Sadisnya, ketimpangan ini tidak hanya tercermin pada tingkat kekuasaan diatas tanah ini, tetapi juga pada kesenjangan, antara si kaya dan si miskin. Melalui ketimpangan dan kemiskinan yang lahir dari rahim yang sama: sistem ekonomi dan politik menyebabkan kekayaan dan sumber daya tidak terdistribusi secara merata.
Surga kecil ini belum berhasil menghadirkan rasa aman dan nyaman, ruang berekspresi bagi masyarakat pribumi dibungkam. Komitmen pembangunan berbasis kearifan lokal, yakni penghormatan terhadap hak asasi manusia, nilai religius, demokrasi, hukum dan budaya masyarakat terabaikan dan tercabik-cabik.
Terhambatnya pemenuhan hak dasar membuat pembangunan dan pengembangan masyarakat Papua seolah berjalan di tempat. Kononnya di surga, tetapi kenyataan menunjukkan bahwa mereka dahaga, kelaparan, sakit, terlunta-lunta di jalanan, kurang berpendidkan bahkan sama sekali tidak produktif dan tertinggal oleh kereta kemajuan.
Tampak pula, ketimpangan, kejahatan dan kemiskinan telah mencerminkan ketidakadilan dalam distribusi hak dan kesempatan untuk mengembangkan diri dan memperbaiki masa depan. Itu akan memperkeruh keadaan. Tanpa intervensi pemangku kepentingan, belenggu akan terus berlanjut dari generasi ke generasi.
Tidak hanya disebut sebagai surga kecil tetapi juga dianggap sebagai paru-paru dunia. Namun sayangnya ada kekhawatiran yang terpampang di sini, paru-paru semakin remuk, surga yang sedikit lagi akan hampa. Lantas bagaimana nasibnya? Apakah negeri ini dicintai karena materi, fisik atau hati?
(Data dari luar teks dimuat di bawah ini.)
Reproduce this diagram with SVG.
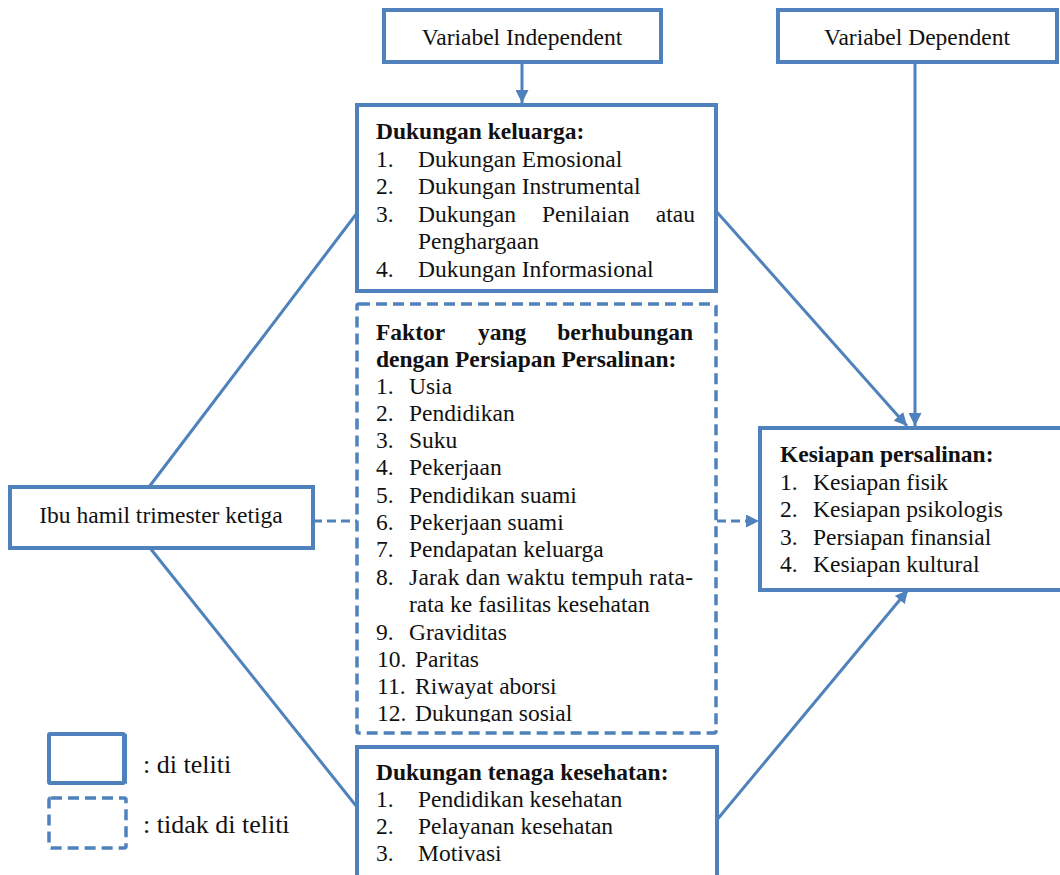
<svg xmlns="http://www.w3.org/2000/svg" width="1060" height="875" viewBox="0 0 1060 875" font-family="'Liberation Serif', 'DejaVu Serif', serif">
<style>
.box{fill:#fff;stroke:#4F81BD;stroke-width:4}
.dbox{fill:#fff;stroke:#4F81BD;stroke-width:3.5;stroke-dasharray:11 6}
.ln{fill:none;stroke:#4F81BD;stroke-width:3}
.dln{fill:none;stroke:#4F81BD;stroke-width:3;stroke-dasharray:9 5}
text{font-size:23.5px;fill:#111}
.b{font-weight:bold}
.c{text-anchor:middle}
.e{text-anchor:end}
.lg{font-size:26px}
</style>
<defs>
<marker id="arr" markerUnits="userSpaceOnUse" markerWidth="13" markerHeight="13" viewBox="0 0 10 10" refX="10" refY="5" orient="auto">
<path d="M0,0 L10,5 L0,10 z" fill="#4F81BD"/>
</marker>
<clipPath id="clipF"><rect x="357" y="306" width="358" height="416"/></clipPath>
</defs>

<g id="connectors">
<line class="ln" x1="522" y1="62" x2="522" y2="103" marker-end="url(#arr)"/>
<line class="ln" x1="915" y1="62" x2="915" y2="426" marker-end="url(#arr)"/>
<line class="ln" x1="149" y1="487" x2="357" y2="213"/>
<line class="ln" x1="150" y1="548" x2="357" y2="807"/>
<line class="ln" x1="716" y1="211" x2="907" y2="426" marker-end="url(#arr)"/>
<line class="ln" x1="716" y1="821" x2="908" y2="590" marker-end="url(#arr)"/>
<line class="dln" x1="313" y1="521" x2="357" y2="521"/>
<line class="dln" x1="717" y1="521" x2="759" y2="521" marker-end="url(#arr)"/>
</g>

<g id="var-independent">
<rect class="box" x="384" y="10" width="277" height="52"/>
<text class="c" x="522" y="45">Variabel Independent</text>
</g>

<g id="var-dependent">
<rect class="box" x="778" y="10" width="279" height="52"/>
<text class="c" x="917" y="45">Variabel Dependent</text>
</g>

<g id="dukungan-keluarga">
<rect class="box" x="357" y="105" width="359" height="186"/>
<text class="b" x="376" y="139">Dukungan keluarga:</text>
<text x="376" y="167">1.</text><text x="418" y="167">Dukungan Emosional</text>
<text x="376" y="194">2.</text><text x="418" y="194">Dukungan Instrumental</text>
<text x="376" y="222">3.</text><text x="418" y="222">Dukungan</text><text x="542" y="222">Penilaian</text><text class="e" x="695" y="222">atau</text>
<text x="418" y="249">Penghargaan</text>
<text x="376" y="277">4.</text><text x="418" y="277">Dukungan Informasional</text>
</g>

<g id="faktor">
<rect class="dbox" x="357" y="304" width="359" height="429" rx="2"/>
<g clip-path="url(#clipF)">
<text class="b" x="376" y="340">Faktor</text><text class="b" x="478" y="340">yang</text><text class="b e" x="693" y="340">berhubungan</text>
<text class="b" x="376" y="367">dengan Persiapan Persalinan:</text>
<text x="376" y="394">1.</text><text x="409" y="394">Usia</text>
<text x="376" y="421">2.</text><text x="409" y="421">Pendidikan</text>
<text x="376" y="448">3.</text><text x="409" y="448">Suku</text>
<text x="376" y="475">4.</text><text x="409" y="475">Pekerjaan</text>
<text x="376" y="503">5.</text><text x="409" y="503">Pendidikan suami</text>
<text x="376" y="530">6.</text><text x="409" y="530">Pekerjaan suami</text>
<text x="376" y="557">7.</text><text x="409" y="557">Pendapatan keluarga</text>
<text x="376" y="585">8.</text><text x="409" y="585" textLength="284" lengthAdjust="spacing">Jarak dan waktu tempuh rata-</text>
<text x="409" y="612">rata ke fasilitas kesehatan</text>
<text x="376" y="640">9.</text><text x="409" y="640">Graviditas</text>
<text x="377" y="667">10.</text><text x="415" y="667">Paritas</text>
<text x="377" y="694">11.</text><text x="415" y="694">Riwayat aborsi</text>
<text x="377" y="721">12.</text><text x="415" y="721">Dukungan sosial</text>
</g>
</g>

<g id="ibu-hamil">
<rect class="box" x="10" y="487" width="303" height="61"/>
<text class="c" x="161" y="523">Ibu hamil trimester ketiga</text>
</g>

<g id="kesiapan">
<rect class="box" x="760" y="428" width="306" height="162"/>
<text class="b" x="780" y="462">Kesiapan persalinan:</text>
<text x="780" y="490">1.</text><text x="813" y="490">Kesiapan fisik</text>
<text x="780" y="517">2.</text><text x="813" y="517">Kesiapan psikologis</text>
<text x="780" y="545">3.</text><text x="813" y="545">Persiapan finansial</text>
<text x="780" y="572">4.</text><text x="813" y="572">Kesiapan kultural</text>
</g>

<g id="tenaga-kesehatan">
<rect class="box" x="357" y="747" width="360" height="140"/>
<text class="b" x="376" y="780">Dukungan tenaga kesehatan:</text>
<text x="376" y="807">1.</text><text x="418" y="807">Pendidikan kesehatan</text>
<text x="376" y="834">2.</text><text x="418" y="834">Pelayanan kesehatan</text>
<text x="376" y="861">3.</text><text x="418" y="861">Motivasi</text>
</g>

<g id="legend">
<rect class="box" x="49" y="734" width="75" height="49" rx="1"/>
<line x1="126.5" y1="734" x2="126.5" y2="784" stroke="#4F81BD" stroke-width="1"/>
<text class="lg" x="143" y="773">: di teliti</text>
<rect class="dbox" x="49" y="798" width="77" height="50" rx="2"/>
<text class="lg" x="143" y="833">: tidak di teliti</text>
</g>
</svg>
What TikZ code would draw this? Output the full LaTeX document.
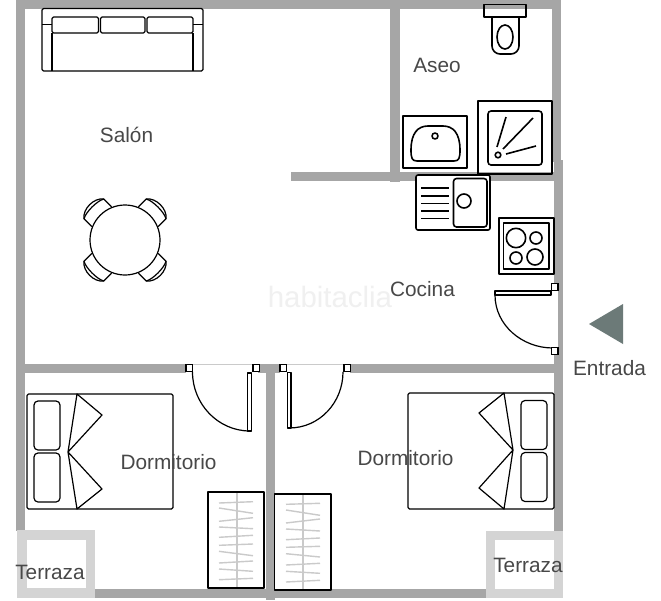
\documentclass[tikz,border=0pt]{standalone}
\usepackage{fontspec}
\setmainfont{Liberation Sans}
\definecolor{wallc}{HTML}{A6A6A6}
\definecolor{terr}{HTML}{D4D4D4}
\definecolor{txt}{HTML}{484848}
\definecolor{hang}{HTML}{CACACA}
\definecolor{arrowc}{HTML}{6C7A78}
\tikzset{
 wall/.style={fill=wallc,draw=none},
 terrace/.style={fill=terr,draw=none},
 ln/.style={draw=black,line width=1.2pt,line join=round},
 thick ln/.style={draw=black,line width=1.6pt,line join=round},
 label/.style={text=txt,font=\fontsize{20.8}{24}\selectfont,inner sep=0pt},
 hinge/.style={draw=black,fill=white,line width=1.1pt},
 hanger/.style={draw=hang,line width=1.4pt},
}
\begin{document}
\begin{tikzpicture}[x=1pt,y=-1pt]
\useasboundingbox (0,0) rectangle (661,600);
\fill[white] (0,0) rectangle (661,600);
% walls
\fill[wall] (16,0) rectangle (561,9);
\fill[wall] (16,0) rectangle (25,531);
\fill[wall] (390,0) rectangle (399.5,182);
\fill[wall] (552,0) rectangle (561,162);
\fill[wall] (291,172) rectangle (554,181);
\fill[wall] (554,160) rectangle (563,285);
\fill[wall] (558,285) rectangle (563,350);
\fill[wall] (554,350) rectangle (563,531);
\fill[wall] (16,364) rectangle (186,373);
\fill[wall] (258,364) rectangle (280,373);
\fill[wall] (350,364) rectangle (558,373);
\fill[wall] (265.5,364) rectangle (274.5,600);
\fill[wall] (95,589) rectangle (487,598);
\fill[hang] (186,364) rectangle (258,365);
\fill[hang] (280,364) rectangle (350,365);
% terraces
\fill[terrace] (17,530) rectangle (95,598);
\fill[white] (27,540) rectangle (86,588);
\fill[terrace] (486,531) rectangle (563,598);
\fill[white] (495,540) rectangle (554,589);
% sofa
\draw[ln,rounded corners=1.5pt] (42,8.5) rectangle (203,71);
\draw[ln] (52,33) -- (52,71) (193,33) -- (193,71) (42,24.5) -- (52,24.5) (193,24.5) -- (203,24.5);
\draw[ln,rounded corners=1.5pt] (52,33) -- (52,17) -- (98.5,17) -- (98.5,33) -- cycle;
\draw[ln,rounded corners=1.5pt] (100.5,33) -- (100.5,17) -- (145,17) -- (145,33) -- cycle;
\draw[ln,rounded corners=1.5pt] (147,33) -- (147,17) -- (193,17) -- (193,33) -- cycle;
% table and chairs
\foreach \a in {45,135,225,315}{
 \begin{scope}[shift={(125,240)},rotate=\a]
  \draw[ln] (33,-14) -- (44,-14) .. controls (52,-8) and (52,8) .. (44,14) -- (33,14);
  \draw[ln] (44,-14) .. controls (47.5,-8) and (47.5,8) .. (44,14);
 \end{scope}}
\draw[ln,fill=white] (125,240) circle (35);
% toilet
\draw[thick ln,rounded corners=8pt] (492,17) -- (492,54) -- (519,54) -- (519,17);
\draw[thick ln] (484,4.5) rectangle (526,17);
\draw[thick ln] (505,37) ellipse (8 and 12);
% shower
\draw[thick ln] (478,100.7) rectangle (552,174);
\draw[thick ln,rounded corners=3pt] (488,111) rectangle (542,165);
\draw[thick ln] (498,155) circle (2.8);
\draw[thick ln] (497,147) -- (506,117) (503,149) -- (533,118) (506,154) -- (536,146);
% basin
\draw[thick ln] (403,116) rectangle (467,168);
\draw[thick ln] (417,161) .. controls (412,161) and (411,158) .. (411,150) .. controls (411,133) and (418,126) .. (428,126) -- (443,126) .. controls (453,126) and (460,133) .. (460,150) .. controls (460,158) and (459,161) .. (454,161) -- cycle;
\draw[thick ln] (435,136) circle (3);
% kitchen sink
\draw[thick ln,fill=white,rounded corners=2pt] (416,175) rectangle (490,230);
\draw[thick ln,rounded corners=3pt] (453.5,178.5) rectangle (487,227);
\draw[thick ln] (464,201) circle (7);
\draw[thick ln] (421,188) -- (449,188) (421,196) -- (449,196) (421,203.5) -- (449,203.5) (421,211) -- (449,211) (421,218.5) -- (449,218.5);
% hob
\draw[thick ln] (499,218) rectangle (554,274);
\draw[thick ln] (503.5,223) rectangle (549,269);
\draw[thick ln] (516,238) circle (9.7);
\draw[thick ln] (536,238) circle (6);
\draw[thick ln] (516,258) circle (6);
\draw[thick ln] (535,257) circle (8);
% kitchen door
\draw[ln,fill=white] (495,291) -- (551,291) -- (551,295) -- (495,295) -- cycle;
\draw[ln] (495,295) .. controls (495,325) and (522,348) .. (553,348);
\draw[hinge] (551.5,283.5) rectangle (558,290.5);
\draw[hinge] (551.5,347.5) rectangle (558,354.5);
% arrow
\fill[arrowc] (589,324) -- (623,304) -- (623,344) -- cycle;
% left door
\draw[ln,fill=white] (247.5,373) rectangle (251.5,431);
\draw[ln] (192.5,372) .. controls (192.5,404) and (218,431) .. (250,431);
\draw[hinge] (186,364.5) rectangle (192.5,371.5);
\draw[hinge] (253,364.5) rectangle (259.5,371.5);
% right door
\draw[ln,fill=white] (287.5,372.5) rectangle (291,428);
\draw[ln] (343,372) .. controls (343,402) and (320,428) .. (289,428);
\draw[hinge] (280,364.5) rectangle (286.5,371.5);
\draw[hinge] (344,364.5) rectangle (350.5,371.5);
% left bed
\draw[ln,rounded corners=1.5pt] (27,394) rectangle (173,509);
\draw[ln,rounded corners=4pt] (34,401) rectangle (60,450);
\draw[ln,rounded corners=4pt] (34,453) rectangle (60,502);
\draw[ln] (77,394) -- (102,415) -- (68,452) -- (102,489) -- (77,509) -- (68,452) -- cycle;
% right bed
\draw[ln,rounded corners=1.5pt] (408,393) rectangle (554,509);
\draw[ln,rounded corners=4pt] (521,400.5) rectangle (547,449.5);
\draw[ln,rounded corners=4pt] (521,452.5) rectangle (547,501.5);
\draw[ln] (504,393) -- (479,413) -- (513,450) -- (479,488) -- (504,509) -- (513,450) -- cycle;
% wardrobes
\draw[hanger] (237,493) -- (237,587);
\foreach \ya/\yb in {503/501.7,508/513.3,521.3/517.7,527/528.7,537.3/535.3,545.3/544,551.3/555.7,563/561,569/571.3,579.7/578.3}
 {\draw[hanger] (219,\ya) -- (253,\yb);}
\draw[thick ln] (208,492) rectangle (264,588);
\draw[hanger] (303,495) -- (303,589);
\foreach \ya/\yb in {504.3/503.3,510/515.3,523/519,529/531,539.7/538,547.3/546.3,553.7/557,565/563.3,571.3/573.3,582/580.3}
 {\draw[hanger] (286,\ya) -- (320,\yb);}
\draw[thick ln] (274.5,494) rectangle (331,590);
% labels
\node[text=black!6,font=\fontsize{29.4}{32}\selectfont,inner sep=0pt] (wm) at (330,297) {habitaclia};
\node[label] (salon) at (126.5,135) {Salón};
\node[label] (aseo) at (437,65) {Aseo};
\node[label] (cocina) at (422.5,289) {Cocina};
\node[label] (entrada) at (609.5,368.5) {Entrada};
\node[label] (dorm1) at (168.5,462) {Dormitorio};
\node[label] (dorm2) at (405.5,458) {Dormitorio};
\node[label] (terr1) at (50,572) {Terraza};
\node[label] (terr2) at (528,565) {Terraza};
\end{tikzpicture}
\end{document}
Tidak peduli apapun itu, dengan segala kenikmatan kekal abadi yang terkandung di dalamnya, siapa yang tidak mau surga? Tentu tidak ada, semua menginginkannya, mengharapkannya, merindukannya bahkan mengupayakannya. Bagaimana agar bisa mendapat kehidupan yang layak.
Sepintas jejak surga kecil yang tercabik, menyimpan ribuan cerita, keringat dan kemelaratan manusia yang banyak menyisakan luka, sebagai pujian atau pun penghinaan. Jikalau bukan karena kebodohan dan kerakusan! Surga itu terancam, segalanya akan berdiam diri menyaksikan kedatangan kiamat kecil di atas tanah ini.